# Exercise brief
Return the material exactly as supplied, apart from the pictures, which are omitted.

# Data shown
---
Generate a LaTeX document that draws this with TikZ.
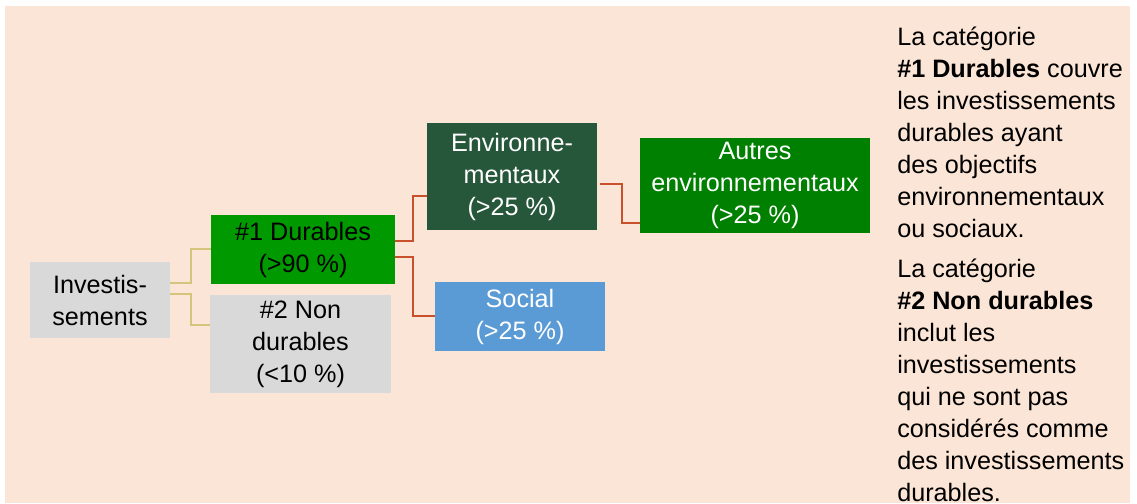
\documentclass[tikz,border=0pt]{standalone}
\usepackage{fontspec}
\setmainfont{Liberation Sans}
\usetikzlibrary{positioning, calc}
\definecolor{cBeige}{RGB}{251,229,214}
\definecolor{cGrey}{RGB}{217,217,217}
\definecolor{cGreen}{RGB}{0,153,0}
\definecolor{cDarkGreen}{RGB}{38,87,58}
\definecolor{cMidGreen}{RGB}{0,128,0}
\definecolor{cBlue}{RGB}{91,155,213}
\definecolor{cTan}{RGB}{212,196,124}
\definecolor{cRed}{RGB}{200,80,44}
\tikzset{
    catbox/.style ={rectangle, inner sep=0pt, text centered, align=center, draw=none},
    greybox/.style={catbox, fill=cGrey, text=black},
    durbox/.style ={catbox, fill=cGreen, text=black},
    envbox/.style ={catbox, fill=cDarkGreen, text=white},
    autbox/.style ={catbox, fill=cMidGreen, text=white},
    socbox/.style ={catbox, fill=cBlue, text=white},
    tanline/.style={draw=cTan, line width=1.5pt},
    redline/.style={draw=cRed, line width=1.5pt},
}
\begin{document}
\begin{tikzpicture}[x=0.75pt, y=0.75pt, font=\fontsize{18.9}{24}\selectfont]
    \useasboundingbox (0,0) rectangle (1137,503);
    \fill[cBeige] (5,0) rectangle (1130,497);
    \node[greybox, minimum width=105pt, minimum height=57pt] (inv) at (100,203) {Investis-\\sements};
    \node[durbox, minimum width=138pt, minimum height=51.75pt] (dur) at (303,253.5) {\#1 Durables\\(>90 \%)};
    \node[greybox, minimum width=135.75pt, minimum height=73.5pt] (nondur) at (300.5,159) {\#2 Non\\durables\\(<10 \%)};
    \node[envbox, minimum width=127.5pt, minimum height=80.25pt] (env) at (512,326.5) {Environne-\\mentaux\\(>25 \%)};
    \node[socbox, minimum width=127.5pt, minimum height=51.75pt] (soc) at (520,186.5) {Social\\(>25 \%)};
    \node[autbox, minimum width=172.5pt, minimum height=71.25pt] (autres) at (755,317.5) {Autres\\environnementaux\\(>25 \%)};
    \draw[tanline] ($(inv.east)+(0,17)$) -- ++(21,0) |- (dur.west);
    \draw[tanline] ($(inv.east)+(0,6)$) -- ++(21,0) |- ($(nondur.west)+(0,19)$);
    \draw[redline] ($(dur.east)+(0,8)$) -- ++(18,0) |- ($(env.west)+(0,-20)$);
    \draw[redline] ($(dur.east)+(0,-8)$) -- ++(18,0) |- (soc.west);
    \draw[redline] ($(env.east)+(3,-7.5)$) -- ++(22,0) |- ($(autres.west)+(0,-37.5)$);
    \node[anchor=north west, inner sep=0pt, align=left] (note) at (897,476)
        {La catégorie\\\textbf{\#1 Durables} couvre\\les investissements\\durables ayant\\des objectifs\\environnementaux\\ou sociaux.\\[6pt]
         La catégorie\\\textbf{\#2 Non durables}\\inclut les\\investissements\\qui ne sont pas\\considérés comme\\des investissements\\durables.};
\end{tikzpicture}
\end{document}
---
# Expected answer
Generate a LaTeX document that draws this with TikZ.
\documentclass[tikz,border=0pt]{standalone}
\usepackage{fontspec}
\setmainfont{Liberation Sans}
\usetikzlibrary{positioning, calc}
\definecolor{cBeige}{RGB}{251,229,214}
\definecolor{cGrey}{RGB}{217,217,217}
\definecolor{cGreen}{RGB}{0,153,0}
\definecolor{cDarkGreen}{RGB}{38,87,58}
\definecolor{cMidGreen}{RGB}{0,128,0}
\definecolor{cBlue}{RGB}{91,155,213}
\definecolor{cTan}{RGB}{212,196,124}
\definecolor{cRed}{RGB}{200,80,44}
\tikzset{
    catbox/.style ={rectangle, inner sep=0pt, text centered, align=center, draw=none},
    greybox/.style={catbox, fill=cGrey, text=black},
    durbox/.style ={catbox, fill=cGreen, text=black},
    envbox/.style ={catbox, fill=cDarkGreen, text=white},
    autbox/.style ={catbox, fill=cMidGreen, text=white},
    socbox/.style ={catbox, fill=cBlue, text=white},
    tanline/.style={draw=cTan, line width=1.5pt},
    redline/.style={draw=cRed, line width=1.5pt},
}
\begin{document}
\begin{tikzpicture}[x=0.75pt, y=0.75pt, font=\fontsize{18.9}{24}\selectfont]
    \useasboundingbox (0,0) rectangle (1137,503);
    \fill[cBeige] (5,0) rectangle (1130,497);
    \node[greybox, minimum width=105pt, minimum height=57pt] (inv) at (100,203) {Investis-\\sements};
    \node[durbox, minimum width=138pt, minimum height=51.75pt] (dur) at (303,253.5) {\#1 Durables\\(>90 \%)};
    \node[greybox, minimum width=135.75pt, minimum height=73.5pt] (nondur) at (300.5,159) {\#2 Non\\durables\\(<10 \%)};
    \node[envbox, minimum width=127.5pt, minimum height=80.25pt] (env) at (512,326.5) {Environne-\\mentaux\\(>25 \%)};
    \node[socbox, minimum width=127.5pt, minimum height=51.75pt] (soc) at (520,186.5) {Social\\(>25 \%)};
    \node[autbox, minimum width=172.5pt, minimum height=71.25pt] (autres) at (755,317.5) {Autres\\environnementaux\\(>25 \%)};
    \draw[tanline] ($(inv.east)+(0,17)$) -- ++(21,0) |- (dur.west);
    \draw[tanline] ($(inv.east)+(0,6)$) -- ++(21,0) |- ($(nondur.west)+(0,19)$);
    \draw[redline] ($(dur.east)+(0,8)$) -- ++(18,0) |- ($(env.west)+(0,-20)$);
    \draw[redline] ($(dur.east)+(0,-8)$) -- ++(18,0) |- (soc.west);
    \draw[redline] ($(env.east)+(3,-7.5)$) -- ++(22,0) |- ($(autres.west)+(0,-37.5)$);
    \node[anchor=north west, inner sep=0pt, align=left] (note) at (897,476)
        {La catégorie\\\textbf{\#1 Durables} couvre\\les investissements\\durables ayant\\des objectifs\\environnementaux\\ou sociaux.\\[6pt]
         La catégorie\\\textbf{\#2 Non durables}\\inclut les\\investissements\\qui ne sont pas\\considérés comme\\des investissements\\durables.};
\end{tikzpicture}
\end{document}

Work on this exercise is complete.